Di bell’aspetto, gentile, carismatico, Chéreau fumava piccoli sigari dal sapore evocativo, «come la Madeleine di Proust. Ho usato le sue lettere, le sue interviste. Ma avevo bisogno di essere meno teoretica e più complessa. Patrice non avrebbe voluto essere dipinto come un idolo, senza screpolature. L’irriverenza era il suo tratto, ho dovuto mancargli di rispetto. Non ho avuto autocensure o tabù. Per me, recitare e scrivere è una forma di meditazione, nella vita quotidiana mi perdo, nel lavoro sono focalizzata. È come quando guardo mio figlio giocare a Lego, si tratta di costruire qualcosa con le mani, fantasia, ricordi».
Valeria sospesa tra il riso e il pianto, e tra l’Italia e la Francia: «La tragicommedia viene dalla mia infanzia italiana, è un legame più profondo, è il mio subconscio cinematografico. Ho bisogno di ridere sulla nostra esistenza e miseria».

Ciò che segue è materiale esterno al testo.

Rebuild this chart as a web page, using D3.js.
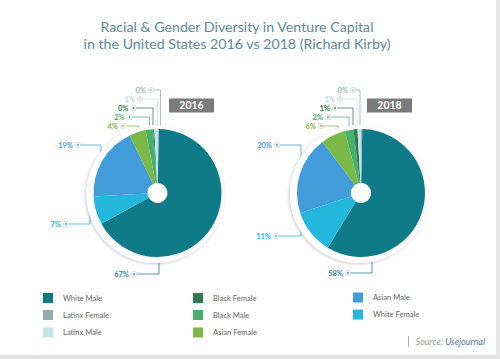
<!DOCTYPE html>
<html>
<head>
<meta charset="utf-8">
<script src="https://cdn.jsdelivr.net/npm/d3@7"></script>
<style>
  html, body { margin: 0; padding: 0; background: #fff; }
  svg { display: block; font-family: Lato, "Open Sans", sans-serif; }
</style>
</head>
<body>
<svg id="chart" width="500" height="359"></svg>
<script>
// ---------- DATA ----------
const categories = ["White Male", "White Female", "Asian Male", "Asian Female",
                    "Black Male", "Black Female", "Latinx Male", "Latinx Female"];
const values2016 = [66.7, 7.1, 18.7, 4.2, 1.9, 0.3, 0.9, 0.2];
const values2018 = [58.4, 11.2, 19.8, 6.2, 2.2, 1.0, 0.9, 0.3];
const years = ["2016", "2018"];
const legendOrder = ["White Male", "Latinx Female", "Latinx Male",
                     "Black Female", "Black Male", "Asian Female",
                     "Asian Male", "White Female"];
const titleLines = ["Racial & Gender Diversity in Venture Capital",
                    "in the United States 2016 vs 2018 (Richard Kirby)"];

// ---------- STYLE / LAYOUT ----------
const colors = {
  "White Male": "#107b88",
  "White Female": "#24b7de",
  "Asian Male": "#429cda",
  "Asian Female": "#7cb847",
  "Black Male": "#47b06c",
  "Black Female": "#2e7c4e",
  "Latinx Male": "#c3e4e8",
  "Latinx Female": "#92aaac"
};
const textColors = {
  "Latinx Male": "#b2dbe1",
  "Latinx Female": "#a3b5b7",
  "White Male": "#2a8b97"
};
// leader layout per pie: [dot dx, label y, bend dx] relative to pie centre, in category order
const leaders2016 = [[-23.5, 274, 1.5], [-91.5, 224, -67.5], [-79.5, 145, -56.5], [-34.5, 126, -18.5],
                     [-28, 117, -8], [-24, 108, -4.5], [-17.5, 99, 0], [-6.5, 90, 3]];
const leaders2018 = [[-13, 273, 11], [-85, 236, -60], [-84, 145, -60], [-40, 126, -23],
                     [-33, 117, -12], [-26, 108, -8], [-21, 99, -4], [-8, 90, -1]];
const pies = [
  { year: years[0], values: values2016, cx: 157.5, cy: 193, leaders: leaders2016, boxDx: 11.5 },
  { year: years[1], values: values2018, cx: 361, cy: 193, leaders: leaders2018, boxDx: 6 }
];

const svg = d3.select("#chart");
const defs = svg.append("defs");
const f = defs.append("filter").attr("id", "shadow")
  .attr("x", "-20%").attr("y", "-20%").attr("width", "140%").attr("height", "140%");
f.append("feDropShadow").attr("dx", -1).attr("dy", 1).attr("stdDeviation", 1.6)
  .attr("flood-color", "#000").attr("flood-opacity", 0.22);

// frame strips
svg.append("rect").attr("x", 496).attr("y", 0).attr("width", 4).attr("height", 359).attr("fill", "#e6e6e6");
svg.append("rect").attr("x", 0).attr("y", 355).attr("width", 500).attr("height", 4).attr("fill", "#e4e4e4");

// title
svg.append("g").selectAll("text").data(titleLines).join("text")
  .attr("x", 237).attr("y", (d, i) => 32 + i * 17)
  .attr("text-anchor", "middle")
  .attr("font-size", 14.2).attr("fill", "#5e8997")
  .text(d => d);

const R = 64, hole = 10;
const pie = d3.pie().sort(null).value(d => d.v).startAngle(0.02).endAngle(0.02 + 2 * Math.PI);
const arc = d3.arc().innerRadius(hole).outerRadius(R);

pies.forEach(p => {
  const g = svg.append("g");
  const data = categories.map((c, i) => ({ c, v: p.values[i] }));

  // leader lines (below the ring so it hides their ends)
  const lg = g.append("g");
  data.forEach((d, i) => {
    const [dx, ly, bx] = p.leaders[i];
    const x0 = p.cx + dx, x1 = p.cx + bx;
    lg.append("path")
      .attr("d", d3.line()([[x0, ly], [x1, ly], [x1, p.cy]]))
      .attr("fill", "none").attr("stroke", colors[d.c]).attr("stroke-opacity", 0.75)
      .attr("stroke-width", 1);
    lg.append("circle").attr("cx", x0).attr("cy", ly).attr("r", 2.6)
      .attr("fill", "#fff").attr("stroke", "#d4d4d4").attr("stroke-width", 0.8);
    lg.append("circle").attr("cx", x0).attr("cy", ly).attr("r", 0.9)
      .attr("fill", textColors[d.c] || colors[d.c]);
    lg.append("text").attr("x", x0 - 5).attr("y", ly + 2.7)
      .attr("text-anchor", "end").attr("font-size", 7.5).attr("font-weight", 700)
      .attr("fill", textColors[d.c] || colors[d.c])
      .text(Math.round(d.v) + "%");
  });

  // white ring with shadow
  g.append("circle").attr("cx", p.cx - 2).attr("cy", p.cy + 1).attr("r", R + 5)
    .attr("fill", "#fff").attr("filter", "url(#shadow)");

  // slices
  g.append("g").attr("transform", `translate(${p.cx},${p.cy})`)
    .selectAll("path").data(pie(data)).join("path")
    .attr("d", arc).attr("fill", d => colors[d.data.c]);

  // year box
  g.append("rect").attr("x", p.cx + p.boxDx).attr("y", 98.5).attr("width", 45).attr("height", 14)
    .attr("fill", "#7b7b7b");
  g.append("text").attr("x", p.cx + p.boxDx + 22.5).attr("y", 109.3)
    .attr("text-anchor", "middle").attr("font-size", 10.5).attr("font-weight", 700)
    .attr("fill", "#fff").text(p.year);
});

// legend
const colX = [43, 193, 353], rowY = [293, 310, 327.5];
const lgd = svg.append("g");
legendOrder.forEach((c, i) => {
  const col = Math.floor(i / 3), row = i % 3;
  const x = colX[col], y = rowY[row] - (col === 2 ? 0.5 : 0);
  lgd.append("rect").attr("x", x).attr("y", y).attr("width", 10).attr("height", 10).attr("fill", colors[c]);
  lgd.append("text").attr("x", x + 20).attr("y", y + 7.5).attr("font-size", 7.6)
    .attr("fill", "#666").text(c);
});

// source
svg.append("line").attr("x1", 408.5).attr("x2", 408.5).attr("y1", 336).attr("y2", 347)
  .attr("stroke", "#aaa").attr("stroke-width", 1);
const src = svg.append("text").attr("x", 485).attr("y", 344.5).attr("text-anchor", "end")
  .attr("font-size", 9).attr("font-style", "italic");
src.append("tspan").attr("fill", "#9a9a9a").text("Source: ");
src.append("tspan").attr("fill", "#4a7d8e").text("Usejournal");
</script>
</body>
</html>
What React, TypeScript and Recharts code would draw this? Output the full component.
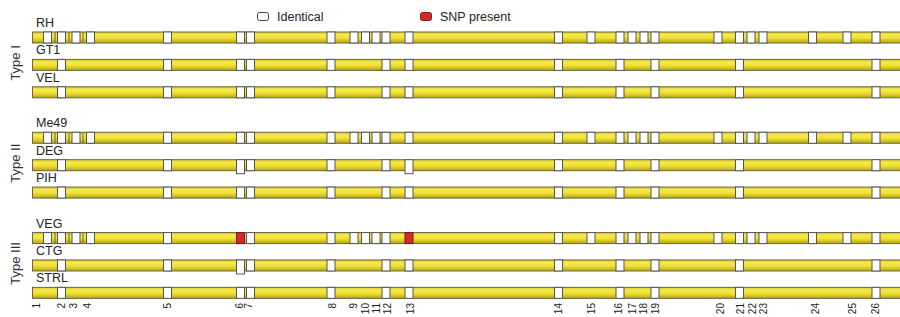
import React from 'react';
import { ScatterChart, Scatter, XAxis, YAxis, Legend } from 'recharts';

// ---------- data ----------
const strains = ['RH', 'GT1', 'VEL', 'Me49', 'DEG', 'PIH', 'VEG', 'CTG', 'STRL'];
const strainGroup = [0, 0, 0, 1, 1, 1, 2, 2, 2];
const groupNames = ['Type I', 'Type II', 'Type III'];
const groupLabelStrain = [1, 4, 7];

const markerNames = ['1', '2', '3', '4', '5', '6', '7', '8', '9', '10', '11', '12', '13', '14', '15', '16', '17', '18', '19', '20', '21', '22', '23', '24', '25', '26'];
const markerPositions = [47.5, 61.5, 76, 90.5, 167.5, 240.5, 250.5, 331, 354, 365.5, 376, 386, 409, 558.5, 591, 620, 632, 644, 655, 718, 739.5, 751, 763, 812.5, 847, 876];
const markerLabelPositions = [36, 61, 73, 87, 167, 239, 248, 332, 353, 365, 376, 387, 410, 558, 591, 618, 632, 643, 655, 720, 740, 752, 763, 815, 852, 875];

const allMarkers = [1, 2, 3, 4, 5, 6, 7, 8, 9, 10, 11, 12, 13, 14, 15, 16, 17, 18, 19, 20, 21, 22, 23, 24, 25, 26];
const sparseMarkers = [2, 5, 6, 7, 8, 12, 13, 14, 16, 19, 21, 26];
const vegMarkers = [1, 2, 3, 4, 5, 7, 8, 9, 10, 11, 12, 14, 15, 16, 17, 18, 19, 20, 21, 22, 23, 24, 25, 26];
const identicalMarkers = [allMarkers, sparseMarkers, sparseMarkers, allMarkers, sparseMarkers, sparseMarkers, vegMarkers, sparseMarkers, sparseMarkers];
const shiftedMarkers = [[], [], [], [], [6, 13], [], [], [6], []];
const snpMarkers = [[], [], [], [], [], [], [6, 13], [], []];

const chromosomeStart = 32;
const dividerPositions = [55, 69, 83];
const dividerStrains = [0, 3, 6];

const legendItems = [
  { label: 'Identical', fill: '#ffffff', stroke: '#444444' },
  { label: 'SNP present', fill: '#d42a2a', stroke: '#7a1c1c' },
];

// ---------- layout ----------
const W = 900;
const H = 317;
const ROW_PX = 27.4;
const FIRST_ROW_PX = 37.5;
const PLOT_H = 301;
const GROUP_GAP = 0.66;
const BAR_H = 11;
const BOX_W = 8;
const FONT = '"Liberation Sans", Arial, Helvetica, sans-serif';

const rowY = (i: number) => i + strainGroup[i] * GROUP_GAP;
const yDomain = [-FIRST_ROW_PX / ROW_PX, (PLOT_H - FIRST_ROW_PX) / ROW_PX];

const barData = strains.map((s, i) => ({ pos: chromosomeStart, y: rowY(i), name: s }));
const whiteData = identicalMarkers.flatMap((list, i) =>
  list.filter((m) => !shiftedMarkers[i].includes(m)).map((m) => ({ pos: markerPositions[m - 1], y: rowY(i) }))
);
const shiftedData = shiftedMarkers.flatMap((list, i) => list.map((m) => ({ pos: markerPositions[m - 1], y: rowY(i) })));
const snpData = snpMarkers.flatMap((list, i) => list.map((m) => ({ pos: markerPositions[m - 1], y: rowY(i) })));
const dividerData = dividerStrains.flatMap((i) => dividerPositions.map((p) => ({ pos: p, y: rowY(i) })));
const groupTicks = groupLabelStrain.map((i) => rowY(i));

const BarShape = (props: any) => {
  const { cx, cy } = props;
  return (
    <rect x={cx + 0.5} y={cy - BAR_H / 2} width={W - cx + 20} height={BAR_H} fill="url(#chromGrad)" stroke="#6a6645" strokeWidth={1} />
  );
};
const LabelShape = (props: any) => {
  const { cx, cy, payload } = props;
  return (
    <text x={cx + 4} y={cy - 10.5} fontSize={12.5} fontFamily={FONT} fill="#222">
      {payload.name}
    </text>
  );
};
const DividerShape = (props: any) => {
  const { cx, cy } = props;
  return <line x1={cx} x2={cx} y1={cy - BAR_H / 2} y2={cy + BAR_H / 2} stroke="#6a6645" strokeWidth={1} />;
};
const WhiteShape = (props: any) => {
  const { cx, cy } = props;
  return <rect x={cx - BOX_W / 2} y={cy - BAR_H / 2} width={BOX_W} height={BAR_H} fill="#fff" stroke="#555" strokeWidth={1} />;
};
const ShiftedShape = (props: any) => {
  const { cx, cy } = props;
  return <rect x={cx - BOX_W / 2} y={cy - BAR_H / 2} width={BOX_W} height={BAR_H + 3} fill="#fff" stroke="#555" strokeWidth={1} />;
};
const SnpShape = (props: any) => {
  const { cx, cy } = props;
  return <rect x={cx - BOX_W / 2} y={cy - BAR_H / 2} width={BOX_W} height={BAR_H} fill="#d42a2a" stroke="#6b1f1f" strokeWidth={1} />;
};

const XTick = (props: any) => {
  const { x, y, payload } = props;
  const idx = markerLabelPositions.indexOf(payload.value);
  return (
    <text transform={`rotate(-90 ${x} ${y})`} x={x} y={y} dy="0.35em" textAnchor="end" fontSize={10} fontFamily={FONT} fill="#222">
      {markerNames[idx]}
    </text>
  );
};
const YTick = (props: any) => {
  const { x, y, payload } = props;
  const idx = groupTicks.indexOf(payload.value);
  const cx = x - 11;
  const cy = y - 2;
  return (
    <text transform={`rotate(-90 ${cx} ${cy})`} x={cx} y={cy} dy="0.35em" textAnchor="middle" fontSize={13} fontFamily={FONT} fill="#333">
      {groupNames[idx]}
    </text>
  );
};

const LegendContent = () => (
  <svg width={W} height={30} style={{ display: 'block' }}>
    {legendItems.map((it, k) => {
      const bx = k === 0 ? 257.5 : 420.5;
      return (
        <g key={it.label}>
          <rect x={bx} y={12.5} width={11} height={8} rx={2} fill={it.fill} stroke={it.stroke} strokeWidth={1} />
          <text x={bx + 19.5} y={21} fontSize={12.5} fontFamily={FONT} fill="#222">
            {it.label}
          </text>
        </g>
      );
    })}
  </svg>
);

export default function App() {
  return (
    <div style={{ position: 'absolute', left: 0, top: 0, width: W, height: H, background: '#fff' }}>
      <ScatterChart width={W} height={H} margin={{ top: 0, right: 0, bottom: 0, left: 0 }}>
        <defs>
          <linearGradient id="chromGrad" x1="0" y1="0" x2="0" y2="1">
            <stop offset="0%" stopColor="#d8c82a" />
            <stop offset="25%" stopColor="#f6ea4e" />
            <stop offset="55%" stopColor="#efe035" />
            <stop offset="100%" stopColor="#b8a514" />
          </linearGradient>
        </defs>
        <XAxis
          type="number"
          dataKey="pos"
          domain={[28, W]}
          ticks={markerLabelPositions}
          interval={0}
          tick={<XTick />}
          axisLine={false}
          tickLine={false}
          tickSize={0}
          tickMargin={2}
          height={16}
          allowDataOverflow
        />
        <YAxis
          type="number"
          dataKey="y"
          domain={yDomain}
          reversed
          ticks={groupTicks}
          interval={0}
          tick={<YTick />}
          axisLine={false}
          tickLine={false}
          tickSize={0}
          tickMargin={2}
          width={28}
          allowDataOverflow
        />
        <Legend layout="horizontal" verticalAlign="middle" align="center" wrapperStyle={{ top: 0, left: 0, width: W, height: 30 }} content={<LegendContent />} />
        <Scatter name="chromosome" data={barData} shape={<BarShape />} isAnimationActive={false} legendType="none" />
        <Scatter name="divider" data={dividerData} shape={<DividerShape />} isAnimationActive={false} legendType="none" />
        <Scatter name="Identical" data={whiteData} shape={<WhiteShape />} isAnimationActive={false} />
        <Scatter name="Identical (shifted)" data={shiftedData} shape={<ShiftedShape />} isAnimationActive={false} legendType="none" />
        <Scatter name="SNP present" data={snpData} shape={<SnpShape />} isAnimationActive={false} />
        <Scatter name="labels" data={barData} shape={<LabelShape />} isAnimationActive={false} legendType="none" />
      </ScatterChart>
    </div>
  );
}
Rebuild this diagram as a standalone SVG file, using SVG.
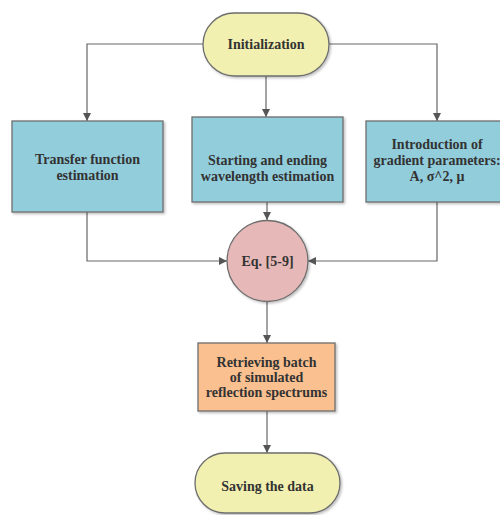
<svg xmlns="http://www.w3.org/2000/svg" width="500" height="515" viewBox="0 0 500 515">
<defs>
<marker id="arr" viewBox="0 0 10 10" refX="10" refY="5" markerWidth="8" markerHeight="8" markerUnits="userSpaceOnUse" orient="auto">
<path d="M0,0 L10,5 L0,10 z" fill="#555"/>
</marker>
<filter id="sh" x="-10%" y="-10%" width="130%" height="130%">
<feDropShadow dx="1.5" dy="1.5" stdDeviation="1" flood-color="#000" flood-opacity="0.25"/>
</filter>
</defs>
<style>
.s{stroke:#6e6e6e;stroke-width:1.3;filter:url(#sh)}
.y{fill:#f2f0b0}
.b{fill:#92cddc}
.p{fill:#e6b8b7}
.o{fill:#fac090}
text{font-family:"Liberation Serif","Times New Roman",serif;font-weight:bold;font-size:14px;fill:#333;text-anchor:middle}
.c{fill:none;stroke:#666;stroke-width:1.2;marker-end:url(#arr)}
</style>
<rect width="500" height="515" fill="#fff"/>
<g id="connectors">
<polyline class="c" points="203,44 87,44 87,121"/>
<polyline class="c" points="266,76 266,117"/>
<polyline class="c" points="329,44 437,44 437,121"/>
<polyline class="c" points="87,212 87,261 227,261"/>
<polyline class="c" points="267,202 267,220"/>
<polyline class="c" points="437,202 437,261 308,261"/>
<polyline class="c" points="267,302 267,343"/>
<polyline class="c" points="267,411 267,453"/>
</g>
<g id="init">
<rect class="s y" x="203" y="13" width="126" height="63" rx="31.5"/>
<text x="266" y="49">Initialization</text>
</g>
<g id="transfer">
<rect class="s b" x="12" y="121" width="151" height="91"/>
<text x="87.5" y="164">Transfer function</text>
<text x="87.5" y="180">estimation</text>
</g>
<g id="wavelength">
<rect class="s b" x="192" y="117" width="151" height="85"/>
<text x="267.5" y="165">Starting and ending</text>
<text x="267.5" y="181">wavelength estimation</text>
</g>
<g id="gradient">
<rect class="s b" x="366" y="121" width="142" height="81"/>
<text x="437" y="149">Introduction of</text>
<text x="437" y="165">gradient parameters:</text>
<text x="437" y="181">A, σ^2, μ</text>
</g>
<g id="eq">
<circle class="s p" cx="267.5" cy="261" r="40.5"/>
<text x="267.5" y="266">Eq. [5-9]</text>
</g>
<g id="retrieve">
<rect class="s o" x="198" y="343" width="137" height="68"/>
<text x="266.5" y="367">Retrieving batch</text>
<text x="266.5" y="382">of simulated</text>
<text x="266.5" y="397">reflection spectrums</text>
</g>
<g id="save">
<rect class="s y" x="195" y="453" width="145" height="60" rx="30"/>
<text x="267.5" y="491">Saving the data</text>
</g>
</svg>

Era la generazione dell’Aids. «La droga può essere il triangolo che circoscrive una relazione d’amore. Eros e thanatos. Volevo mostrare queste due forze opposte, l’energia giovanile mentre tocca la tragedia. Si tratta, come diceva Patrice, di cancellare i confini tra vita e lavoro. Io non sono brava, chiuso il set, a rientrare nella mia vita. Ma ora ho imparato a tornare sulla Terra con una piccola scala, mi è più facile occuparmi dei miei figli, fare avanti e indietro. La pace, per me, è aprire casa dopo il set dicendomi che ho cucito bene una manica della camicia». Tutto il resto la fa sentire inadeguata.
«Sogno che mi diano la notizia di un premio mentre sono a bere un caffè al bar».